The Post-Partisan Dream

President Obama is beginning his SOTU address tonight.  I’m remembering him talking about being a post-partisan President and building an excitement that maybe, just maybe the Congress can work together to solve problems.  Then, Sen Mitch McConnell loudly announced that his only job was making sure that President Obama was a one term President.  McConnell openly admitted that they, the Republicans, would do the very minimum and do their best to block anything.  Speaker of the House Boehner joined forces and together with the a few super rich folks sparked fears based on race rather than fact, fears based on defining the President as “other” rather than calling him black.  It is a new racism that no one will call out.  Remember, “you lie.”  Just a good ol’ Southern boy confused at how someone that was not white was voted to lead the country from the White House.  The President wants to pull people from to a post-partisan, post-racial vision that our white male power structures just cannot figure out how to embrace.  I contend that if they, those keeping our economy hostage to defeat the President, cannot allow someone other than a white male face be successful because this evolution of leadership, power and authority, requires an altering world view of what American is and can be.  If our nation does not evolve we will become the Roman empire of old.

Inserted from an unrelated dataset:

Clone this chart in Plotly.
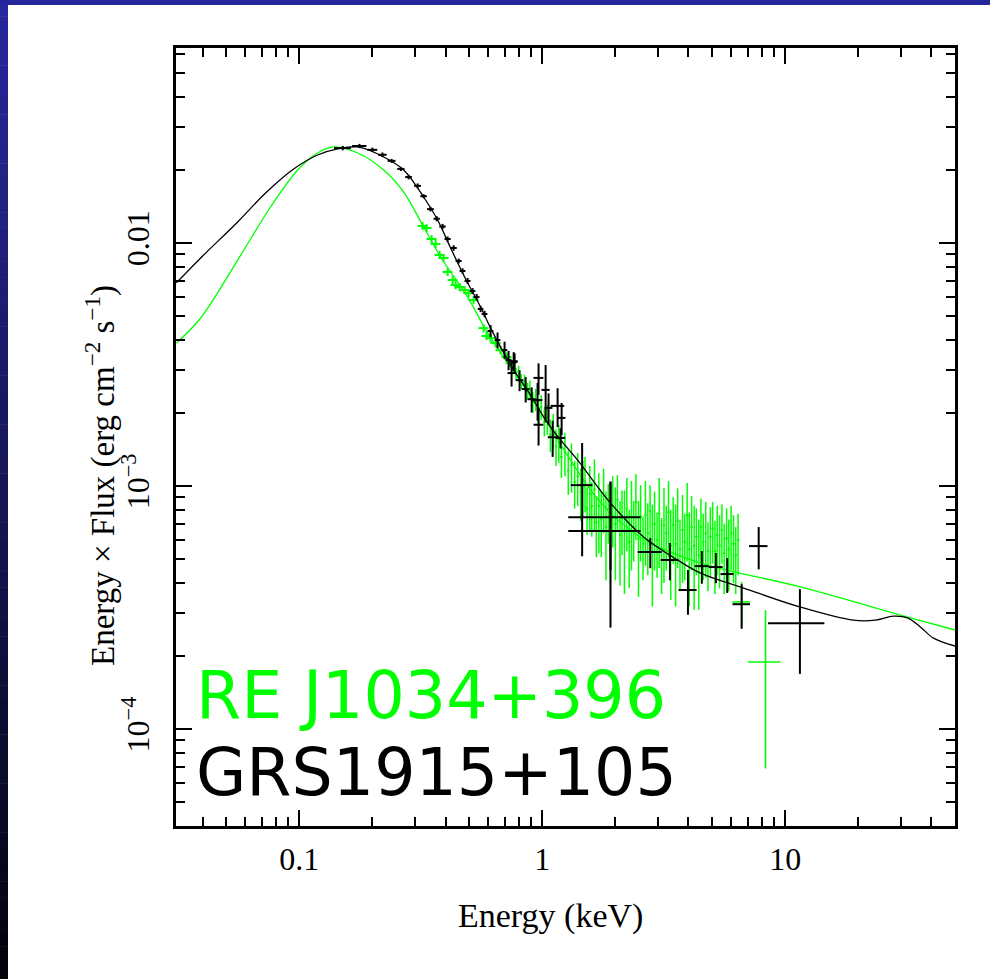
import math
import plotly.graph_objects as go

# ---------------- model curves (E in keV, E*F in erg cm^-2 s^-1) ----------------
grs_model_E = [0.0312, 0.0393, 0.0558, 0.0727, 0.0948, 0.119, 0.1439, 0.1739, 0.2226,
               0.269, 0.325, 0.3711, 0.4198, 0.484, 0.5578, 0.6133, 0.7553, 0.896,
               1.033, 1.19, 1.399, 1.912, 2.614, 3.608, 4.486, 6.743, 11.57, 19.1,
               23.5, 27.9, 31.9, 36.1, 40.8, 50.0]
grs_model_F = [0.00686, 0.00869, 0.01222, 0.01608, 0.02019, 0.02305, 0.0244, 0.02487,
               0.02262, 0.0200, 0.01548, 0.01245, 0.00955, 0.00712, 0.00546, 0.00447,
               0.00306, 0.00237, 0.00187, 0.00155, 0.00128, 0.000852, 0.000618,
               0.000497, 0.000439, 0.000381, 0.000318, 0.000281, 0.000281, 0.000292,
               0.000287, 0.000263, 0.000237, 0.00022]

re_model_E = [0.0312, 0.0393, 0.0558, 0.0762, 0.0985, 0.119, 0.1385, 0.1739, 0.2226,
              0.269, 0.325, 0.382, 0.4932, 0.5962, 0.7412, 0.896, 1.083, 1.309,
              1.582, 1.912, 2.311, 2.793, 4.486, 11.57, 29.8, 50.0]
re_model_F = [0.00388, 0.00492, 0.00852, 0.01408, 0.0200, 0.02349, 0.02487, 0.02349,
              0.0200, 0.01623, 0.01165, 0.00877, 0.0060, 0.00427, 0.00309, 0.00233,
              0.001734, 0.00128, 0.000964, 0.000775, 0.00066, 0.000583, 0.000483,
              0.000385, 0.000295, 0.000256]

# ---------------- GRS 1915+105 data ----------------
grs_soft_E = [0.151, 0.177, 0.200, 0.220, 0.240, 0.262, 0.282, 0.307, 0.325, 0.347,
              0.368, 0.389, 0.408, 0.432, 0.453, 0.470, 0.493, 0.517, 0.537, 0.558,
              0.579, 0.613, 0.655, 0.700, 0.727, 0.770]
grs_soft_dE = [0.012, 0.012, 0.0095, 0.009, 0.009, 0.009, 0.009, 0.010, 0.010, 0.011,
               0.011, 0.012, 0.012, 0.013, 0.013, 0.013, 0.014, 0.014, 0.015, 0.015,
               0.016, 0.017, 0.018, 0.019, 0.020, 0.021]
grs_soft_F = [0.0246, 0.0251, 0.0242, 0.0231, 0.0218, 0.0202, 0.0187, 0.0172, 0.0156,
              0.0138, 0.0126, 0.0117, 0.0104, 0.00955, 0.00844, 0.00768, 0.00699,
              0.00635, 0.00600, 0.00536, 0.00511, 0.00435, 0.00399, 0.00363, 0.00330,
              0.00324]
grs_soft_dF = [0.0005, 0.0005, 0.0005, 0.0005, 0.0004, 0.0004, 0.0004, 0.0004, 0.0003,
               0.0003, 0.0003, 0.0003, 0.00025, 0.00025, 0.0002, 0.0002, 0.0002,
               0.00018, 0.00018, 0.00016, 0.00016, 0.00025, 0.0003, 0.0003, 0.0003,
               0.00028]

grs_mid_E = [0.763, 0.748, 0.807, 0.855, 0.905, 0.966, 0.957, 0.966, 1.033, 1.062,
             1.104, 1.157, 1.202, 1.190]
grs_mid_dE = [0.029, 0.028, 0.030, 0.032, 0.034, 0.045, 0.045, 0.045, 0.040, 0.040,
              0.050, 0.075, 0.045, 0.055]
grs_mid_F = [0.00327, 0.00292, 0.00273, 0.00251, 0.00228, 0.00279, 0.00226, 0.00179,
             0.00249, 0.00210, 0.00159, 0.00214, 0.00191, 0.00158]
grs_mid_dF = [0.00029, 0.00035, 0.00027, 0.00030, 0.00027, 0.00041, 0.00040, 0.00032,
              0.00066, 0.00031, 0.00027, 0.00039, 0.00029, 0.00015]

grs_hard_E = [1.46, 1.91, 1.91, 2.785, 3.355, 3.98, 4.54, 5.185, 5.775, 6.62, 7.78, 11.5]
grs_hard_dE = [0.15, 0.63, 0.63, 0.315, 0.285, 0.34, 0.30, 0.345, 0.355, 0.55, 0.68, 3.0]
grs_hard_F = [0.00101, 0.000746, 0.000654, 0.000536, 0.000497, 0.000374, 0.000469,
              0.000465, 0.000435, 0.000327, 0.000567, 0.000273]
grs_hard_dF = [0.000495, 0.000293, 0.000392, 0.000076, 0.000087, 0.000078, 0.000072,
               0.000066, 0.000071, 0.000068, 0.000112, 0.000104]

# ---------------- RE J1034+396 data ----------------
re_soft_E = [0.322, 0.3345, 0.3506, 0.3642, 0.3783, 0.3929, 0.408, 0.4279, 0.4402,
             0.4572, 0.4794, 0.4979, 0.5219, 0.5738, 0.5904, 0.6133, 0.6432, 0.6742,
             0.7136, 0.7412]
re_soft_F = [0.01176, 0.01154, 0.0104, 0.00992, 0.00894, 0.00869, 0.00761, 0.00705,
             0.00672, 0.0066, 0.00641, 0.00623, 0.00583, 0.00447, 0.00415, 0.00407,
             0.00388, 0.00363, 0.0034, 0.00321]
re_soft_dE = [0.015, 0.016, 0.017, 0.017, 0.018, 0.019, 0.019, 0.020, 0.021, 0.022,
              0.023, 0.024, 0.025, 0.027, 0.028, 0.029, 0.031, 0.032, 0.034, 0.035]
re_soft_dF = [0.00045, 0.00044, 0.0004, 0.00038, 0.00034, 0.00033, 0.00029, 0.00027,
              0.00026, 0.00025, 0.00024, 0.00024, 0.00022, 0.00017, 0.00016, 0.00016,
              0.00016, 0.00015, 0.00015, 0.00014]

re_band_E = [0.76, 0.78, 0.80, 0.82, 0.845, 0.87, 0.89, 0.915, 0.94, 0.965, 0.99, 1.02,
             1.05, 1.08, 1.11, 1.14, 1.17, 1.20, 1.24, 1.28, 1.32, 1.36, 1.40, 1.44,
             1.47,
             1.50, 1.53, 1.57, 1.60, 1.64, 1.67, 1.71, 1.75, 1.79, 1.83, 1.87, 1.91,
             1.95, 2.00, 2.04, 2.09, 2.13, 2.18, 2.23, 2.28, 2.33, 2.38, 2.43, 2.49,
             2.54, 2.60, 2.66, 2.72, 2.78, 2.84, 2.90, 2.97, 3.03, 3.10, 3.17, 3.24,
             3.31, 3.38, 3.46, 3.54, 3.61, 3.69, 3.78, 3.86, 3.95, 4.03, 4.12, 4.22,
             4.31, 4.41, 4.50, 4.60, 4.71, 4.81, 4.92, 5.03, 5.14, 5.25, 5.37, 5.49,
             5.61, 5.74, 5.86, 5.99, 6.13, 6.26, 6.40]
re_band_F = [0.00312, 0.00291, 0.00295, 0.00270, 0.00268, 0.00246, 0.00250, 0.00222,
             0.00228, 0.00204, 0.00212, 0.00184, 0.00190, 0.00163, 0.00170, 0.00146,
             0.00152, 0.00132, 0.00138, 0.00116, 0.00122, 0.00104, 0.00110, 0.00095,
             0.00101,
             0.00105, 0.00081, 0.00093, 0.00083, 0.00097, 0.00071, 0.00083, 0.00073,
             0.00091, 0.00068, 0.00080, 0.00061, 0.00083, 0.00070, 0.00088, 0.00063,
             0.00074, 0.00066, 0.00081, 0.00059, 0.00075, 0.00068, 0.00086, 0.00061,
             0.00075, 0.00058, 0.00076, 0.00064, 0.00079, 0.00058, 0.00070, 0.00060,
             0.00077, 0.00055, 0.00069, 0.00064, 0.00078, 0.00057, 0.00069, 0.00058,
             0.00072, 0.00055, 0.00066, 0.00059, 0.00076, 0.00055, 0.00068, 0.00057,
             0.00062, 0.00052, 0.00068, 0.00059, 0.00064, 0.00054, 0.00062, 0.00067,
             0.00054, 0.00063, 0.00057, 0.00066, 0.00053, 0.00061, 0.00055, 0.00064,
             0.00058, 0.00052, 0.00060]
re_band_dF = [0.00015, 0.00016, 0.00018, 0.00019, 0.00020, 0.00020, 0.00022, 0.00022,
              0.00024, 0.00023, 0.00025, 0.00024, 0.00027, 0.00025, 0.00028, 0.00025,
              0.00027, 0.00024, 0.00028, 0.00024, 0.00028, 0.00023, 0.00027, 0.00023,
              0.00026,
              0.00027, 0.00018, 0.00028, 0.00021, 0.00032, 0.00020, 0.00030, 0.00022,
              0.00027, 0.00027, 0.00022, 0.00021, 0.00027, 0.00029, 0.00023, 0.00024,
              0.00022, 0.00030, 0.00027, 0.00021, 0.00030, 0.00019, 0.00026, 0.00026,
              0.00026, 0.00017, 0.00029, 0.00021, 0.00022, 0.00026, 0.00025, 0.00018,
              0.00031, 0.00019, 0.00029, 0.00019, 0.00027, 0.00023, 0.00021, 0.00026,
              0.00026, 0.00018, 0.00026, 0.00018, 0.00027, 0.00023, 0.00023, 0.00026,
              0.00019, 0.00021, 0.00021, 0.00018, 0.00022, 0.00017, 0.00020, 0.00019,
              0.00018, 0.00020, 0.00019, 0.00018, 0.00017, 0.00020, 0.00018, 0.00019,
              0.00018, 0.00016, 0.00017]
re_band_dE = [round(0.011 * e, 4) for e in re_band_E]

re_hard_E = [6.62, 8.3]
re_hard_dE = [0.55, 1.27]
re_hard_F = [0.000334, 0.000189]
re_hard_dF = [0.00007, 0.00012]

# ---------------- axes ----------------
x_major = [0.1, 1, 10]
x_major_text = ["0.1", "1", "10"]
x_minor = [0.04, 0.05, 0.06, 0.07, 0.08, 0.09, 0.2, 0.3, 0.4, 0.5, 0.6, 0.7, 0.8, 0.9,
           2, 3, 4, 5, 6, 7, 8, 9, 20, 30, 40]
y_major = [1e-4, 1e-3, 1e-2]
y_major_text = ["10<sup>\u22124</sup>", "10<sup>\u22123</sup>", "0.01"]
y_minor = [5e-5, 6e-5, 7e-5, 8e-5, 9e-5, 2e-4, 3e-4, 4e-4, 5e-4, 6e-4, 7e-4, 8e-4, 9e-4,
           2e-3, 3e-3, 4e-3, 5e-3, 6e-3, 7e-3, 8e-3, 9e-3, 0.02, 0.03, 0.04, 0.05, 0.06]

GREEN = "#00ff00"
BLACK = "#000000"


def data_trace(E, dE, F, dF, color, thick):
    return go.Scatter(
        x=E, y=F, mode="markers",
        marker=dict(size=2, color=color),
        error_x=dict(type="data", array=dE, color=color, thickness=thick, width=0),
        error_y=dict(type="data", array=dF, color=color, thickness=thick, width=0),
        showlegend=False, hoverinfo="skip",
    )


fig = go.Figure()
fig.add_trace(go.Scatter(x=re_model_E, y=re_model_F, mode="lines",
                         line=dict(color=GREEN, width=1.3, shape="spline", smoothing=1.0),
                         showlegend=False, hoverinfo="skip"))
fig.add_trace(data_trace(re_band_E, re_band_dE, re_band_F, re_band_dF, GREEN, 1.5))
fig.add_trace(data_trace(re_soft_E, re_soft_dE, re_soft_F, re_soft_dF, GREEN, 2))
fig.add_trace(data_trace(re_hard_E, re_hard_dE, re_hard_F, re_hard_dF, GREEN, 1.6))
fig.add_trace(go.Scatter(x=grs_model_E, y=grs_model_F, mode="lines",
                         line=dict(color=BLACK, width=1.3, shape="spline", smoothing=1.0),
                         showlegend=False, hoverinfo="skip"))
fig.add_trace(data_trace(grs_soft_E, grs_soft_dE, grs_soft_F, grs_soft_dF, BLACK, 2))
fig.add_trace(data_trace(grs_mid_E, grs_mid_dE, grs_mid_F, grs_mid_dF, BLACK, 2))
fig.add_trace(data_trace(grs_hard_E, grs_hard_dE, grs_hard_F, grs_hard_dF, BLACK, 2))

axis_common = dict(
    type="log", showline=True, linewidth=3, linecolor=BLACK, mirror="ticks",
    ticks="inside", ticklen=16, tickwidth=2, tickcolor=BLACK,
    showgrid=False, zeroline=False, tickmode="array",
    tickfont=dict(family="Liberation Serif", size=32, color=BLACK),
)

fig.update_xaxes(**axis_common, range=[math.log10(0.0311), math.log10(50)],
                 tickvals=x_major, ticktext=x_major_text, ticklabelstandoff=3,
                 minor=dict(ticks="inside", ticklen=9, tickwidth=2, tickcolor=BLACK,
                            tickmode="array", tickvals=x_minor, showgrid=False))
fig.update_yaxes(**axis_common, range=[math.log10(4.0e-5), math.log10(0.0635)],
                 tickvals=y_major, ticktext=y_major_text, tickangle=-90,
                 ticklabelstandoff=11,
                 minor=dict(ticks="inside", ticklen=9, tickwidth=2, tickcolor=BLACK,
                            tickmode="array", tickvals=y_minor, showgrid=False))

# slide frame: dark blue strip on the left (graded to black) and along the top
L, R, T, B = 176, 35, 48, 153
W, H = 990, 979
pw, ph = W - L - R, H - T - B


def px_x(px):
    return (px - L) / pw


def px_y(py):
    return (H - B - py) / ph


shapes = []
n_steps = 60
strip_w = 8
for i in range(n_steps):
    t = i / (n_steps - 1)
    r = round(40 * (1 - t) + 3 * t)
    g = round(40 * (1 - t) + 3 * t)
    b = round(158 * (1 - t) + 12 * t)
    y0 = i * H / n_steps
    y1 = (i + 1) * H / n_steps
    shapes.append(dict(type="rect", xref="paper", yref="paper",
                       x0=px_x(0), x1=px_x(strip_w), y0=px_y(y1 + 0.5), y1=px_y(y0),
                       fillcolor=f"rgb({r},{g},{b})", line=dict(width=0), layer="above"))
shapes.append(dict(type="rect", xref="paper", yref="paper",
                   x0=px_x(0), x1=px_x(W), y0=px_y(5), y1=px_y(0),
                   fillcolor="rgb(38,38,156)", line=dict(width=0), layer="above"))

annotations = [
    dict(text="RE J1034+396", xref="paper", yref="paper", x=px_x(194), y=px_y(695),
         xanchor="left", yanchor="middle", showarrow=False,
         font=dict(family="DejaVu Sans", size=65, color=GREEN)),
    dict(text="GRS1915+105", xref="paper", yref="paper", x=px_x(194), y=px_y(772),
         xanchor="left", yanchor="middle", showarrow=False,
         font=dict(family="DejaVu Sans", size=65, color=BLACK)),
    dict(text="Energy (keV)", xref="paper", yref="paper", x=px_x(550), y=px_y(916),
         xanchor="center", yanchor="middle", showarrow=False,
         font=dict(family="Liberation Serif", size=34, color=BLACK)),
    dict(text="Energy \u00d7 Flux (erg cm<sup>\u22122</sup> s<sup>\u22121</sup>)",
         xref="paper", yref="paper", x=px_x(100), y=px_y(476), textangle=-90,
         xanchor="center", yanchor="middle", showarrow=False,
         font=dict(family="Liberation Serif", size=33, color=BLACK)),
]

fig.update_layout(
    width=W, height=H, autosize=False,
    margin=dict(l=L, r=R, t=T, b=B, pad=0),
    paper_bgcolor="white", plot_bgcolor="white",
    shapes=shapes, annotations=annotations, showlegend=False,
)

fig.write_html("out.html")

Listening to President Obama speak tonight and having heard the Republican candidates for President last night I can only wonder if this election cycle is a vote to hold on to the dream of being a post-racial and post-partisan 21st century partner in the global community.  Does conservative mean a “lords and serfs” society where the free market moves money up rather than across the social classes.  Does it mean that “big government” defines the beginning of  life, whom consenting adults can marry, that Christianity is the “privileged” national religion, and that we must rule the world with a military made up of the working poor?  That is what I hear every time I hear the current crop of Republican candidates speak of their economic plans and vision for America.

The New Yorker magazine offers a great, lengthy article about President Obama’s post-partisan operating reality that is still a dream.  It is probably why I will go and vote when I don’t believe voting matters given what our election process has become.  The Citizen’s United decision has made it easier to wade in the mud without any accountability, but that is a blog for another day.

The Obama Memos
The making of a post-post-partisan Presidency.
by  / The New Yorker / January 30, 2012

If there was a single unifying argument that defined Obamaism from his earliest days in politics to his Presidential campaign, it was the idea of post-partisanship. He was proposing himself as a transformative figure, the man who would spring the lock. In an essay published in The Atlantic, Andrew Sullivan, a self-proclaimed conservative, reflected on Obama’s heady appeal: “Unlike any of the other candidates, he could take America—finally—past the debilitating, self-perpetuating family quarrel of the Baby Boom generation that has long engulfed all of us.”

Two well-known Washington political analysts, Thomas Mann, of the bipartisan Brookings Institution, and Norman Ornstein, of the conservative American Enterprise Institute, agree. In a forthcoming book about Washington dysfunction, “It’s Even Worse Than It Looks,” they write, “One of our two major parties, the Republicans, has become an insurgent outlier—ideologically extreme, contemptuous of the inherited social and economic policy regime, scornful of compromise, unpersuaded by conventional understanding of facts, evidence and science, and dismissive of the legitimacy of its political opposition.”